His dogs are innocence itself, living only in the present
where they pass the time dreaming of food and their
master, and idly wondering what else they ought to be
thinking about. His words are a million times better
than anything I would have come up with, so I picked
six canvases, bought them for the going rate then handed
him a slim wad of fifties for the rights to use the
images and words in the book. Back home I engaged in
some rudimentary rostrum photography involving a step
ladder and two pairs of trainers, and put his paintings
into the manuscript at strategic points, where they
became at once an integral part of the storytelling
and of the design of the book.
My Scottish publisher took the manuscript to Pentagram,
who pounced on the dogs and came up with a simple and
handsome image of one of them in a circle of pink letters
on a mouth-watering chocolate brown background.
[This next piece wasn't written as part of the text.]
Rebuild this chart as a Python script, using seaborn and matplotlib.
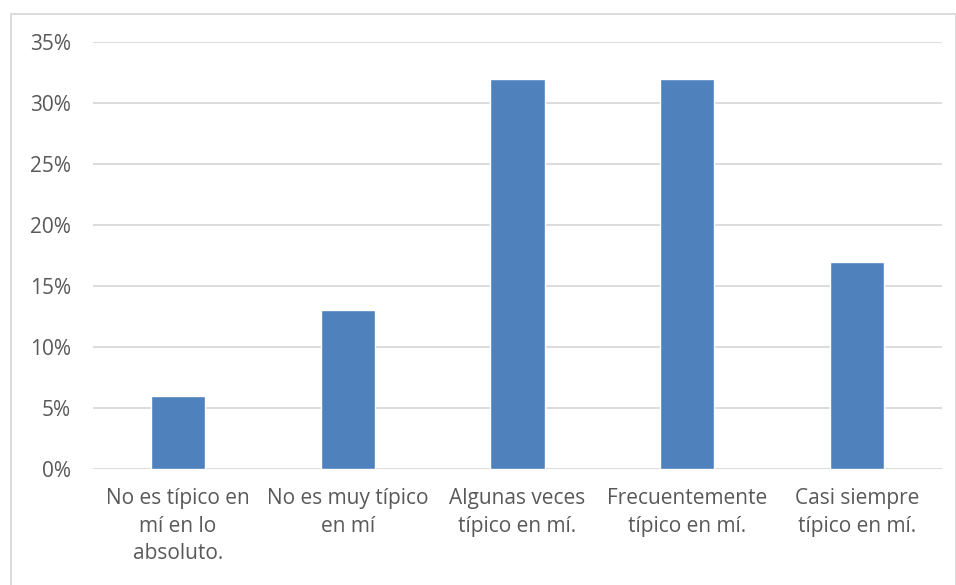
import matplotlib
matplotlib.use("Agg")
import matplotlib.pyplot as plt
import seaborn as sns
import pandas as pd
from matplotlib.patches import Rectangle
from matplotlib.ticker import FuncFormatter

# Data
categories = [
    "No es típico en\nmí en lo\nabsoluto.",
    "No es muy típico\nen mí",
    "Algunas veces\ntípico en mí.",
    "Frecuentemente\ntípico en mí.",
    "Casi siempre\ntípico en mí.",
]
values = [0.06, 0.13, 0.32, 0.32, 0.17]
yticks = [0, 0.05, 0.10, 0.15, 0.20, 0.25, 0.30, 0.35]

df = pd.DataFrame({"categoria": categories, "valor": values})

sns.set_style("white")
plt.rcParams["font.family"] = ["Open Sans", "DejaVu Sans"]

fig = plt.figure(figsize=(9.56, 5.85), dpi=100)
ax = fig.add_axes([93 / 956, 1 - 469 / 585, (942 - 93) / 956, (469 - 42) / 585])

sns.barplot(data=df, x="categoria", y="valor", color="#4F81BD",
            saturation=1, width=0.32, ax=ax)

ax.set_ylim(0, 0.35)
ax.set_yticks(yticks)
ax.yaxis.set_major_formatter(FuncFormatter(lambda v, _: f"{v * 100:.0f}%"))
ax.set_xlim(-0.5, len(categories) - 0.5)
ax.grid(axis="y", color="#D9D9D9", linewidth=1.3)
ax.set_axisbelow(True)
for s in ax.spines.values():
    s.set_visible(False)
ax.set_xlabel("")
ax.set_ylabel("")
ax.tick_params(axis="both", length=0, labelsize=15, colors="#595959")
ax.tick_params(axis="y", pad=16)
ax.tick_params(axis="x", pad=14)
for lab in ax.get_xticklabels():
    lab.set_linespacing(1.4)

# outer chart frame
fig.patches.append(Rectangle((11 / 956, -0.05), 945 / 956, 1.05 - 14 / 585,
                             transform=fig.transFigure, fill=False,
                             edgecolor="#D9D9D9", linewidth=1.3))

fig.savefig("out.png", dpi=100)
It was
a delight to see the Vietnamese mutt take centre stage
in his new role as a rescued Umbrian stray, and since
then his likeness has found its way around the world
as several of the book’s foreign publishers have
used variations on this design for their own jackets.
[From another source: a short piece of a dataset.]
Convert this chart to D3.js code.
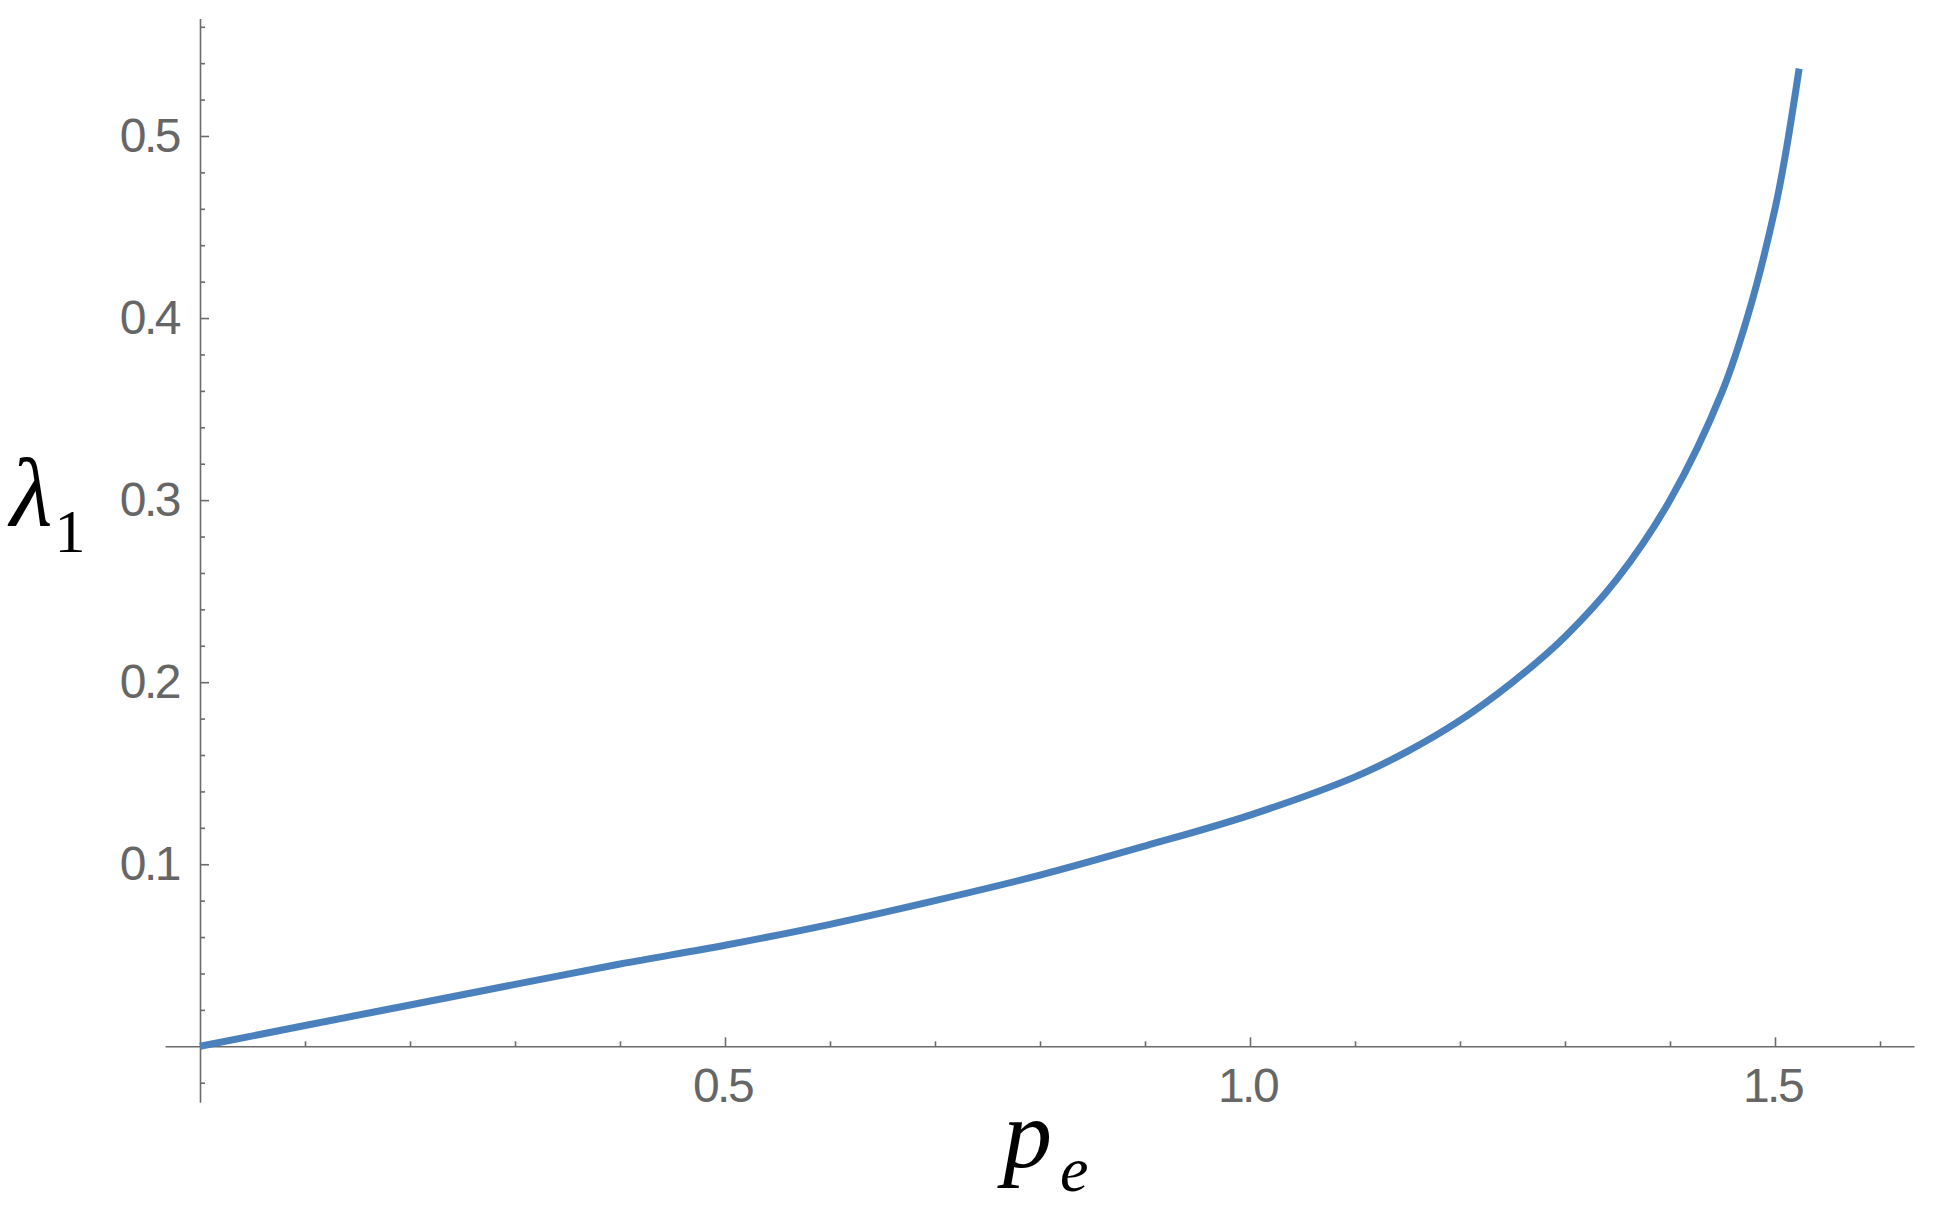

This is fine by me and I’m sure it’s fine
by Vien
Thuc, who is pretty fame-hungry as monks
go.
A few publishers, though, have started from scratch.
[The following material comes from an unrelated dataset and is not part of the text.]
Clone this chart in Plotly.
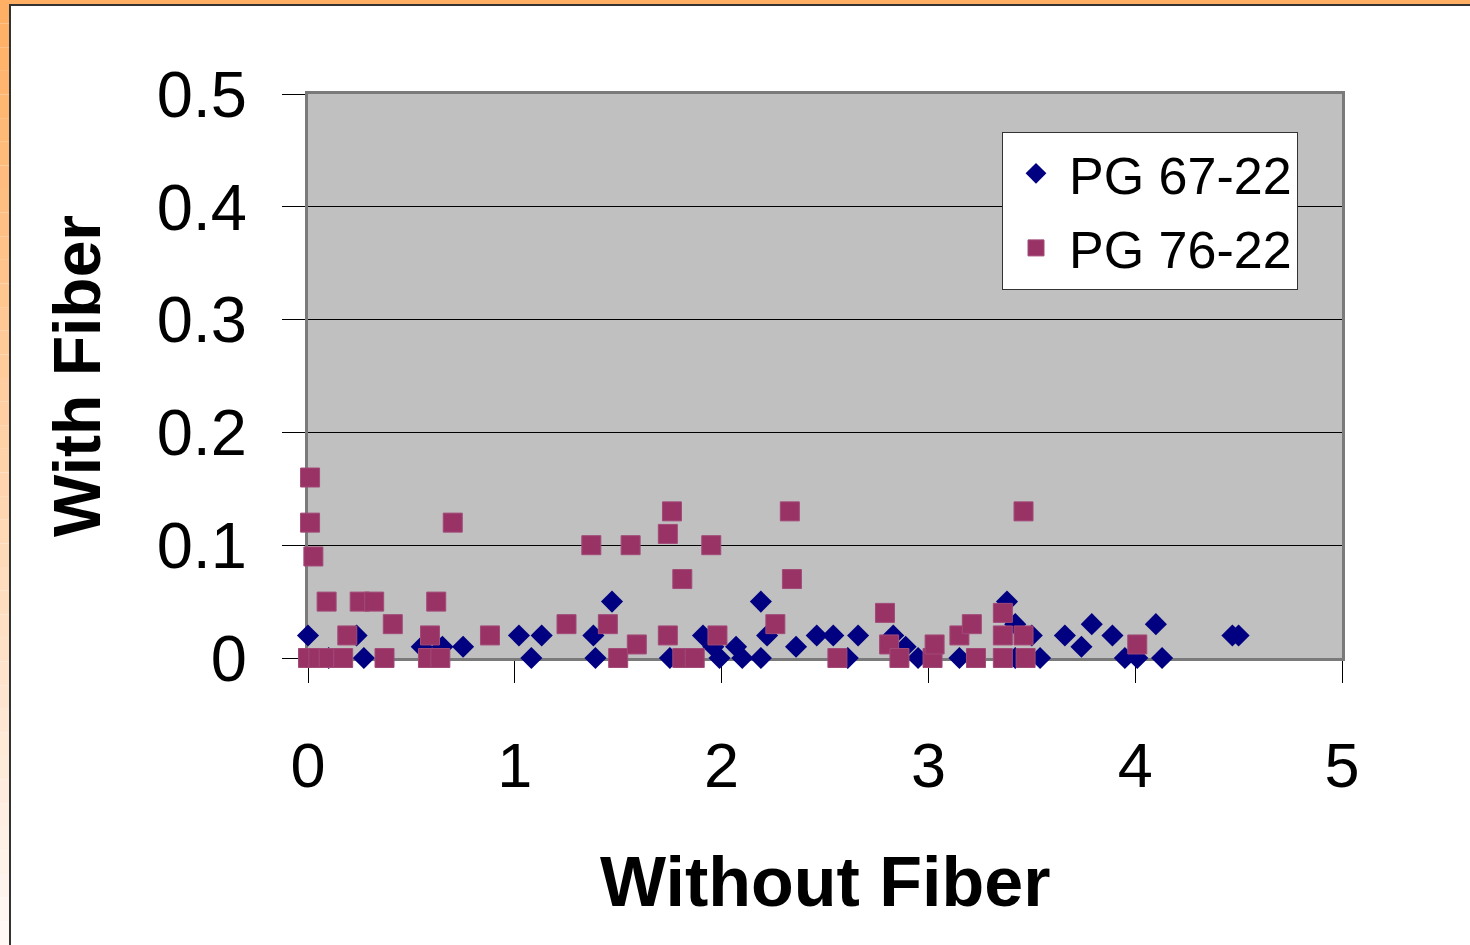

The Norwegian edition features a charmingly idyllic
picture of the dog and his master heading off to town
in their pick-up, and the Croatian one has a lolloping
cartoon dog and a multi-coloured brick road leading
towards his home in the hills. Some Timoleon Vietas
are the work of artists, like the plaintive one on the
Portuguese edition and the wistful back view on the
German paperback, but others are photographs of real-life
hairy dogs. These tend to be the hardest to reconcile
with the scruffy star of the book, whose heritage is
an indecipherable mishmash. I’m no expert on breeds,
but in the French edition Timoleon Vieta looks something
like a Jack Russell, cradled in the arms of his master’s
true love, in Greece he seems to be a variation on the
Dachshund (a dog I find it particularly hard to warm
to – it’s a long story), and in Sweden he’s
a proud hunting hound, really the antithesis of the
scraggy dog in the story. If anything, he resembles
Cockroft, the dog’s master – maybe that
was the idea.
The Russian jacket carries a photograph too, but gets
around this problem by using a glorious extreme close
up of a snout that could belong to almost any dog. The
Timoleon Vieta with the prettiest eyes is the Italian
one, and the most off-the-wall rendering is surely the
Serbian edition – a birthday card image of a loveable
pup with a paintbrush photoshopped into its mouth. Lord
knows if my bleak and brutal book found its target audience
over there - I’ve not heard how it went down.
Whenever a new edition lands on the doormat I jump for
joy, even if the dog on the front looks nothing like
the dog in my head. They all have their own charm, and
they liven up my trophy cabinet. I hope they’ll
be a comfort when I’m old and bitter, which won’t
be long now.
And as for Vien
Thuc, the last I heard he was a movie star.
Still a monk and an artist, but a movie star as well.